- A New Yorker profile drawn from more than 100 interviews quotes Sam Altman saying his “vibes don’t really fit with a lot of this traditional A.I.-safety stuff,” offering the most direct explanation yet for the departure of safety researchers from OpenAI.
- Altman told employees who raised concerns about OpenAI’s Pentagon contracts that geopolitical judgments about military strikes fall outside the scope of internal input.
- A former OpenAI board member described Altman as “indifferent to the consequences of potential deceptions”; Altman attributed his shifting positions to the pace of change in the field.
- Anthropic, now a direct OpenAI competitor, was founded in 2021 by former OpenAI safety researchers who departed over concerns about the company’s safety culture.
What Happened
The New Yorker published an extended profile of OpenAI CEO Sam Altman in April 2026, based on more than 100 interviews and access to internal company documents.
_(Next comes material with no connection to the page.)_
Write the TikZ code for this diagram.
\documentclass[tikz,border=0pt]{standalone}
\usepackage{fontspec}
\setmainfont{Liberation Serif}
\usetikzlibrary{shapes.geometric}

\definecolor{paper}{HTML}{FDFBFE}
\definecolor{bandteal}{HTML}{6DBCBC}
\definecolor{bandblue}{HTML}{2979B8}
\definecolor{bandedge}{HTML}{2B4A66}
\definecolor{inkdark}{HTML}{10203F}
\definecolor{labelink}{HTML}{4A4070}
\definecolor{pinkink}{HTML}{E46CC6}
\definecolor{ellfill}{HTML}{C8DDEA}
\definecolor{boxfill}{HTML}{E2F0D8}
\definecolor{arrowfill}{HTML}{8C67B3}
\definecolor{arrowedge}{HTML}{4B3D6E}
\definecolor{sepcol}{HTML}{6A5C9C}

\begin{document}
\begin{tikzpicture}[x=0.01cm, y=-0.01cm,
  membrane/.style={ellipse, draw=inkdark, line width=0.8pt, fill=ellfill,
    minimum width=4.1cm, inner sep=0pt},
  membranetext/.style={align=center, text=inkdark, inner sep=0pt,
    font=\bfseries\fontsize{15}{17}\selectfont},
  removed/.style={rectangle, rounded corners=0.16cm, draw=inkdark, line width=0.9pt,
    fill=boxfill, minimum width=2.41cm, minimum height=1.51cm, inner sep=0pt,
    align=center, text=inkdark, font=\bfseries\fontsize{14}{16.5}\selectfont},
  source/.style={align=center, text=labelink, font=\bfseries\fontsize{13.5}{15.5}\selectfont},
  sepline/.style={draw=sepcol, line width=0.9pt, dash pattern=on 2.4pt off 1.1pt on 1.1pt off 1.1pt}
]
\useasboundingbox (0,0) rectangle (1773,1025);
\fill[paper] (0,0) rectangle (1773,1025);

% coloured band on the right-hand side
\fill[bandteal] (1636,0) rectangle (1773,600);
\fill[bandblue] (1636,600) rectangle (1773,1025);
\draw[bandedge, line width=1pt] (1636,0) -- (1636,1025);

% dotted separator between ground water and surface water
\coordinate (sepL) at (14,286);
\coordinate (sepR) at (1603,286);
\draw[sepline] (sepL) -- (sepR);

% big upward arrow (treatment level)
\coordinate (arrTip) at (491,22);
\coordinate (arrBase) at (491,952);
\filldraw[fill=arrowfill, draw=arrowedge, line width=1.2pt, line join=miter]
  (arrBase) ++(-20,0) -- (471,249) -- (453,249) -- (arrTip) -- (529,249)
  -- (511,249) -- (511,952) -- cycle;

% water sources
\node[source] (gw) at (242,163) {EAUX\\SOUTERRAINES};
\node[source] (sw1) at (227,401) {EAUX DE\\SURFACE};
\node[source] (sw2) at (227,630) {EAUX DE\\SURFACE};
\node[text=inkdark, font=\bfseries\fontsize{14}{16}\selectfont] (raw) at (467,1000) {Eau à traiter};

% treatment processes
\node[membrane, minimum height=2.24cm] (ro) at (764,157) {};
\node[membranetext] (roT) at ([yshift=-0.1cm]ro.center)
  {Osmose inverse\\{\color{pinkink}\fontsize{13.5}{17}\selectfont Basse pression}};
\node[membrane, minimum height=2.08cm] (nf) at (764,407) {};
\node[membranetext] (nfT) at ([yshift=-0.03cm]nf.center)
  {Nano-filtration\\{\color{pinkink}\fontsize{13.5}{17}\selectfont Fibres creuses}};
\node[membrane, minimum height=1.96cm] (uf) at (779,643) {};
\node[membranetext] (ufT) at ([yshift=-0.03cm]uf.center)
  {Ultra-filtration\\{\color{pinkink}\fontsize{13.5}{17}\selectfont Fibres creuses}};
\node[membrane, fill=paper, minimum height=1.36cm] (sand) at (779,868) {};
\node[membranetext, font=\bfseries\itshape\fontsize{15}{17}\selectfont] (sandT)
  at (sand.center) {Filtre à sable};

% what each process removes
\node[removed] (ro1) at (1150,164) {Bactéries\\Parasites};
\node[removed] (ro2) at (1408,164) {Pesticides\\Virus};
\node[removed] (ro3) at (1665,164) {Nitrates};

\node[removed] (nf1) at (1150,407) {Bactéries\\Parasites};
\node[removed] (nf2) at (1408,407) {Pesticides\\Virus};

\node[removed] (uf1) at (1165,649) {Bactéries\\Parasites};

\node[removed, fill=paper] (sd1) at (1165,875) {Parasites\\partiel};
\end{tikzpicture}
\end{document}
Reporting on the profile by The Decoder highlights Altman’s explanation for the persistent departure of safety researchers from OpenAI: “My vibes don’t really fit with a lot of this traditional A.I.-safety stuff.” The quote represents Altman’s most candid public accounting of the cultural divergence that has driven researchers out of the company for years.
Why It Matters
The attrition of safety-focused talent from OpenAI is not new, but it has been well-documented. In 2021, Dario Amodei and Daniela Amodei — along with several other OpenAI researchers — left to found Anthropic, a company whose stated mission centers on AI safety. In 2024, OpenAI’s Superalignment team, created to address risks from advanced AI systems, was disbanded following the resignation of co-lead Jan Leike, who stated publicly that safety culture at OpenAI had deteriorated. The New Yorker profile places Altman’s perspective at the center of that record.
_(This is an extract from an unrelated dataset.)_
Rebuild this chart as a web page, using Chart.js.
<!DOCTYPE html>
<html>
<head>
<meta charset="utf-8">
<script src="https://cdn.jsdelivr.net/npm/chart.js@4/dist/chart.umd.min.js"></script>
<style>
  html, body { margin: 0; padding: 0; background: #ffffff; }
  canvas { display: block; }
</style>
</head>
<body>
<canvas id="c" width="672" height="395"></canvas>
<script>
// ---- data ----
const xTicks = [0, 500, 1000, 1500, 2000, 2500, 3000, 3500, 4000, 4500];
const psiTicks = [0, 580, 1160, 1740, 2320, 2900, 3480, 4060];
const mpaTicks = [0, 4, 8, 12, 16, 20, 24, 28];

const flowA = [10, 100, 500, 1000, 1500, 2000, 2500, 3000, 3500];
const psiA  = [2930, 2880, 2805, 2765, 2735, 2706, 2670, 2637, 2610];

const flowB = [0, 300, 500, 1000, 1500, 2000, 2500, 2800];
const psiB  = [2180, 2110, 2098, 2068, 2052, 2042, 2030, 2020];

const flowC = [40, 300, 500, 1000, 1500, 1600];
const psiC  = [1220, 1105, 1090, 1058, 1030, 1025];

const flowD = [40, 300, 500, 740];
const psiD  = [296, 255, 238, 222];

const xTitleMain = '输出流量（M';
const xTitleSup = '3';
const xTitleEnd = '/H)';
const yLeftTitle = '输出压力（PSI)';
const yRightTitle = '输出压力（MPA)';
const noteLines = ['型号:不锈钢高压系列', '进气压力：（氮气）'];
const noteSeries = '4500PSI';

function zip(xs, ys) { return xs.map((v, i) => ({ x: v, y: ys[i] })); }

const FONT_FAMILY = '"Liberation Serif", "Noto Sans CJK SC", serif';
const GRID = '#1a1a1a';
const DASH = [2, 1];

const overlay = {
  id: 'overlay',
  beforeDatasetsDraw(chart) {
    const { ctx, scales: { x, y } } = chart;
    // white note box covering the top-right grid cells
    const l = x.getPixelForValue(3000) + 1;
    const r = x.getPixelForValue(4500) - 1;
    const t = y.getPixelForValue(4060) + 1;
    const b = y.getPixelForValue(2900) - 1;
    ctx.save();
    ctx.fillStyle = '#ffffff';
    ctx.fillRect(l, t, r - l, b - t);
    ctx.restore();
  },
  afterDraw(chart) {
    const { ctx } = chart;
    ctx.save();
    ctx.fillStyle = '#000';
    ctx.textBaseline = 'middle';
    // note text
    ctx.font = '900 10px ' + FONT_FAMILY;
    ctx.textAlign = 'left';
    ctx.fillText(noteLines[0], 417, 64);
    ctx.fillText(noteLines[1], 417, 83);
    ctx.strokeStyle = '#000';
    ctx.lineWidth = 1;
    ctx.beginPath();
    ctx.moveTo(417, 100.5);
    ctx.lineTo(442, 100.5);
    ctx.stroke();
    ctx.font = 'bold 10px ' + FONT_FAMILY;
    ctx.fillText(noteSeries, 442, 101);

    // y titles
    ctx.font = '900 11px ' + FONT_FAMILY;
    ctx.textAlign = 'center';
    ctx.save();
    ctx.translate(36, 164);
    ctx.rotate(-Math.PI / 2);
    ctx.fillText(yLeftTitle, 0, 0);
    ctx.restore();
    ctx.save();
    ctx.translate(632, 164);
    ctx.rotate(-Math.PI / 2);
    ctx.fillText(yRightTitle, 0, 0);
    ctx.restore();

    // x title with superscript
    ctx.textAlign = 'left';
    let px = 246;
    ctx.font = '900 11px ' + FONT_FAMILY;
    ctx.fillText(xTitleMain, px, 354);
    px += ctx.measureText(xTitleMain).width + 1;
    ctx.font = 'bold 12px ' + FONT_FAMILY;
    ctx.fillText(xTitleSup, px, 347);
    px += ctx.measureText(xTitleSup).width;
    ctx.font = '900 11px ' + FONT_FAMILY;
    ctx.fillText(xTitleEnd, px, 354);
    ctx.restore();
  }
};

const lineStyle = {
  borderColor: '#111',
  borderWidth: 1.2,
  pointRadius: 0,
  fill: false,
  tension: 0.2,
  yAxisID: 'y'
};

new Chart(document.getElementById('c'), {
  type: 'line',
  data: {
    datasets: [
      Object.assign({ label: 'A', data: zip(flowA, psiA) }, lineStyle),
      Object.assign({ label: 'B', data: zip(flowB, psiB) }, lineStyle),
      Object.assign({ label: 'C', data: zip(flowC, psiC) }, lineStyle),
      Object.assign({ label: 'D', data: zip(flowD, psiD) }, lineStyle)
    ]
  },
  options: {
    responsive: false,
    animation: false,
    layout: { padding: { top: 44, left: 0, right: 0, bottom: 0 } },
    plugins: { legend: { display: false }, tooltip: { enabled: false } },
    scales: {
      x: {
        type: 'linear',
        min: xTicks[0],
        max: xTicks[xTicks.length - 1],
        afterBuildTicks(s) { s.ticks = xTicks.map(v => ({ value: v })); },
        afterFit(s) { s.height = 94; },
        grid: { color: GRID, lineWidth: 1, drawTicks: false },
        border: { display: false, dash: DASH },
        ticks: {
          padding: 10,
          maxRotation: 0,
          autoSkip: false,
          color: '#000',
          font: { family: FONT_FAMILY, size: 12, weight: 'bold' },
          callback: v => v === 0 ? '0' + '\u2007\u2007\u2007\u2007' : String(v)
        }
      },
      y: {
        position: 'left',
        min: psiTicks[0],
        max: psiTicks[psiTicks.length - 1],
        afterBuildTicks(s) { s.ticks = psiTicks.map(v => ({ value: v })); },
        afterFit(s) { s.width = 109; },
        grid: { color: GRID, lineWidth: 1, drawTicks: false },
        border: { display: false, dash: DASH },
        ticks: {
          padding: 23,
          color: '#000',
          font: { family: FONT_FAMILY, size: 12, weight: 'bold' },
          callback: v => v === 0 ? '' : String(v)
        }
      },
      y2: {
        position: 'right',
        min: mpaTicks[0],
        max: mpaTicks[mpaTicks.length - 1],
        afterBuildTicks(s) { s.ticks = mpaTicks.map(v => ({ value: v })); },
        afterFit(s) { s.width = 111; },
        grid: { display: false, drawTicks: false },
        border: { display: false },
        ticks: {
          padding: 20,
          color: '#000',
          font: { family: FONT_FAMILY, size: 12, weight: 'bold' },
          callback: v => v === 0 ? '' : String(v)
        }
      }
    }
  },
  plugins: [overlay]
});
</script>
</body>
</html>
Altman acknowledged in the profile that the same cultural mismatch he describes contributed directly to the creation of Anthropic. That company has since received substantial investment and produced the Claude model family, positioning it as a credible rival in both the enterprise and consumer AI markets.
Technical Details
The profile documents a specific, concrete pattern of shifting positions. In 2019, Altman publicly argued against releasing the GPT-2 language model in full, characterizing the system as too risky for unrestricted distribution. Within a few years, OpenAI was releasing models it described as significantly more capable — including GPT-3.5 and GPT-4 — at no cost through its consumer interface, ChatGPT. Altman addressed this inconsistency directly in the profile: “I think what some people want is a leader who is going to be absolutely sure of what they think and stick with it, and it’s not going to change. And we are in a field, in an area, where things change extremely quickly.”
The profile also describes OpenAI disbanding safety-focused teams and allegedly scaling back safety evaluations, without specifying the precise evaluations involved. When employees raised concerns following OpenAI’s entry into contracts with the U.S. Department of Defense, Altman drew a clear line on the scope of internal input: “So maybe you think the Iran strike was good and the Venezuela invasion was bad. You don’t get to weigh in on that.”
Who’s Affected
The primary population affected is current and former OpenAI employees who have raised safety-related concerns — some of whom have departed for Anthropic, Google DeepMind, or independent research organizations. The profile’s characterizations also carry weight for the broader AI safety research community, which has tracked organizational and cultural conditions at major AI labs since at least 2023.
A former OpenAI board member quoted in the profile described Altman as “deeply polarizing” and characterized him as “eager to please yet indifferent to the consequences of potential deceptions.” Those characterizations, now published in a major national magazine and based on more than 100 interviews, add to a public record that regulators, investors, and prospective employees will weigh when assessing OpenAI’s governance.
What’s Next
The profile arrives as OpenAI continues restructuring from a nonprofit-governed entity to a for-profit public benefit corporation, a transition under scrutiny from state attorneys general in California and Delaware, as well as from former employees and early investors. No formal response from OpenAI had been published as of April 7, 2026.
Altman’s on-record remarks about the limits of internal dissent on Pentagon contracts are likely to draw additional attention from AI policy researchers and civil society organizations tracking the company’s government and defense relationships.